The priest feigned indignation but she was angry in turn, accusing him of perpetrating a falsehood, telling him she could not swallow anything at this time but the true Host. She knew it could not be the Body and Blood of Christ. Eventually an investigation by the bishop cleared her of any deception and sometime thereafter, she received Communion every two weeks till the end of her life. She had suffered without it; it was her only nourishment, physical and spiritual.

This brought her to a point of spiritual development where she had mystical visions and experiences with our Lord, the saints, and the angels. She was also given the gift of prophecy. She was able to heal others, if not herself. Indeed, she had been brought to feel even joy at her suffering and said that had a Hail Mary been able to reduce her own suffering, she would not have uttered it. She instead added to her own weighty offerings — for instance, sleeping on a hard bed instead of a mattress, though she spent the last thirty years of her life in bed. Any alms she received, she gave away. She may have had trances and ecstasies, but for seven years barely slept.

St. Thomas à Kempis also rewrote her biography from an earlier version of her life by Fr. John Brugman, OFM, and that in its turn was based upon sources such as her confessor, a relative of Lydwina’s and people who knew her in town. For witnesses to have sworn for almost two decades that she subsisted on only the Eucharist untruthfully, it would have required the complicity of St. Thomas à Kempis, the town, the magistrates . . . totally impossible.
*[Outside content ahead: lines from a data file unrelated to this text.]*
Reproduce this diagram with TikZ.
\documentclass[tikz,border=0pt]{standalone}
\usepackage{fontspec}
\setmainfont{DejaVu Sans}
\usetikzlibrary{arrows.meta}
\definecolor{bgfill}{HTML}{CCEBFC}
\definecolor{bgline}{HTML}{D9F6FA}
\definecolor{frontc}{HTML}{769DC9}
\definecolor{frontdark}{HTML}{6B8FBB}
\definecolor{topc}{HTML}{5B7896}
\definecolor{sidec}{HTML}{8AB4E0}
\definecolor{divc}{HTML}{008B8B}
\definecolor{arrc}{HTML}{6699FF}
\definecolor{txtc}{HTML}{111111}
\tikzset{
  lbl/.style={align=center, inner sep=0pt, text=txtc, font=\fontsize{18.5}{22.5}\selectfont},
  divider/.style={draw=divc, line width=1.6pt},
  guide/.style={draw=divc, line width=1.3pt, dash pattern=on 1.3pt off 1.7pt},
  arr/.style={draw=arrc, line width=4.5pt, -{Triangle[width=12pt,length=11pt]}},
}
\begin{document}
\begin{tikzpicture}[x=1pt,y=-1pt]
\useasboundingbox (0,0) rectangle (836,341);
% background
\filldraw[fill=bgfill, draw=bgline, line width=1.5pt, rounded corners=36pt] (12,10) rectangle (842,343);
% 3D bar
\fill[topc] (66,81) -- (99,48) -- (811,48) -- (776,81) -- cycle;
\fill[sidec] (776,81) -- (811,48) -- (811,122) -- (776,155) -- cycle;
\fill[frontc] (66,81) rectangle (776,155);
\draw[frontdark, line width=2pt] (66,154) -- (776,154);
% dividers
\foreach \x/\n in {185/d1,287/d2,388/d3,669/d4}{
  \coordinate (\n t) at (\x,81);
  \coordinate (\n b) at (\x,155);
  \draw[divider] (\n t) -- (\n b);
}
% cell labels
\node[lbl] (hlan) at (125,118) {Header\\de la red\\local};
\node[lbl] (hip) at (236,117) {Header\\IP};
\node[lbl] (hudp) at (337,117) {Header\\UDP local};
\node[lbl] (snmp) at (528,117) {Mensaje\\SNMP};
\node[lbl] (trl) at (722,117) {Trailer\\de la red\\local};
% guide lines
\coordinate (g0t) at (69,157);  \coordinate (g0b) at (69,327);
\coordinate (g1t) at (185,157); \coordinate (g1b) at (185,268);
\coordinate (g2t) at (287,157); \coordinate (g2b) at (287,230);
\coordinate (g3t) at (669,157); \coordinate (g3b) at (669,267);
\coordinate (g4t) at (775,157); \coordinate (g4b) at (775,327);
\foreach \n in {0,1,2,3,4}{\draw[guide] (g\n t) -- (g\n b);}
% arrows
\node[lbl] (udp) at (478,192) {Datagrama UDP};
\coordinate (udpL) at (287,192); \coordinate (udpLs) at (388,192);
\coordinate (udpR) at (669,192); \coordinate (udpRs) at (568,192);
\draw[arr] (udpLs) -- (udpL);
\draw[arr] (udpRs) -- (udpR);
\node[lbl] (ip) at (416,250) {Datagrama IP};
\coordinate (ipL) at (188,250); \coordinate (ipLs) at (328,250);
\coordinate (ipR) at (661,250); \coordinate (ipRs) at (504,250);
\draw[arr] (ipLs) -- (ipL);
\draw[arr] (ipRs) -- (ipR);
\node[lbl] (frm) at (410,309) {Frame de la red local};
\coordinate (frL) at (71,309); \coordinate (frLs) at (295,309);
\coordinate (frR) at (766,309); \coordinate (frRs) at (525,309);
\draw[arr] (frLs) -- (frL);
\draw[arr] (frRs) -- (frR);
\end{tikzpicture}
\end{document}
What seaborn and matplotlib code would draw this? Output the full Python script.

Rather, it is with skepticism that we read one online medical summary about her, which wants to define her case as simply but unscientifically multiple sclerosis. The rest of her symptoms which do not fit, the summary merely attempts to define as exaggerations of the period based upon faith.

Lydwina, thankfully, always had the love, belief, and support of her family. Instead of creating a stench, her sickroom smelled of perfume. She dreamt she would see a rose bush before she died — and she did — and so she is often pictured with same rose bush. She was buried nearby and her house became a chapel for the Grey Sisters, but this was sadly destroyed by Calvinists.

Lydwina’s relics were moved for safekeeping to Brussels but later returned to Schiedam, Holland in 1871. Not too long after, in 1890, Pope Leo XIII officially put the stamp on her already unofficial beatification.

One writer pointed out that her name, “Lydwina,” is a corruption of the Dutch “Lijd-wijt,” meaning, “suffering widely.” Let us conclude by mentioning her great devotion to the Holy Souls in Purgatory, due in part to a vision shown to her by her guardian angel.

Her sufferings helped convert a sinner she knew, who had made a good Confession but then died soon afterwards. There was not much time for remission of punishment due to sin. She asked her angel, though, what had become of him and was told he remained in the outermost part of Purgatory. This was shown to be like a prison, a loud and terrifying place, along the edge of a wall that bordered Hell. Her angel asked at each step in her vision if she wished to see more, so frightened was she, but Lydwina told her angel yes. As they approached, she looked down:

“Our virgin saw appear at the mouth of the pit a spirit all on fire, resembling incandescent metal, which said to her in a voice scarcely audible, ‘O Lydwina, servant of God, who will give me to contemplate the face of the Most High?’ The sight of this soul, a prey to the most terrible torment of fire, gave our saint such a shock that the cincture which she wore around her body was rent in twain; and, no longer able to endure the sight, she awoke suddenly from her ecstasy. The persons present, perceiving her fear, asked her its cause. ‘Alas!’ she replied, ‘how frightful are the prisons of Purgatory!’” — Fr. François Xavier Schouppe, SJ.

A few days later, Lydwina was shown that this soul was released from the well of fire and in normal Purgatory. However, she did not cease praying till she saw the gates of Heaven opened to him. Let us therefore follow the example of Blessed Lydwina of Schiedam and offer up our sufferings now — for ourselves, others, and the Poor Souls, so that we, too, may all achieve Heaven the sooner, through her intercession.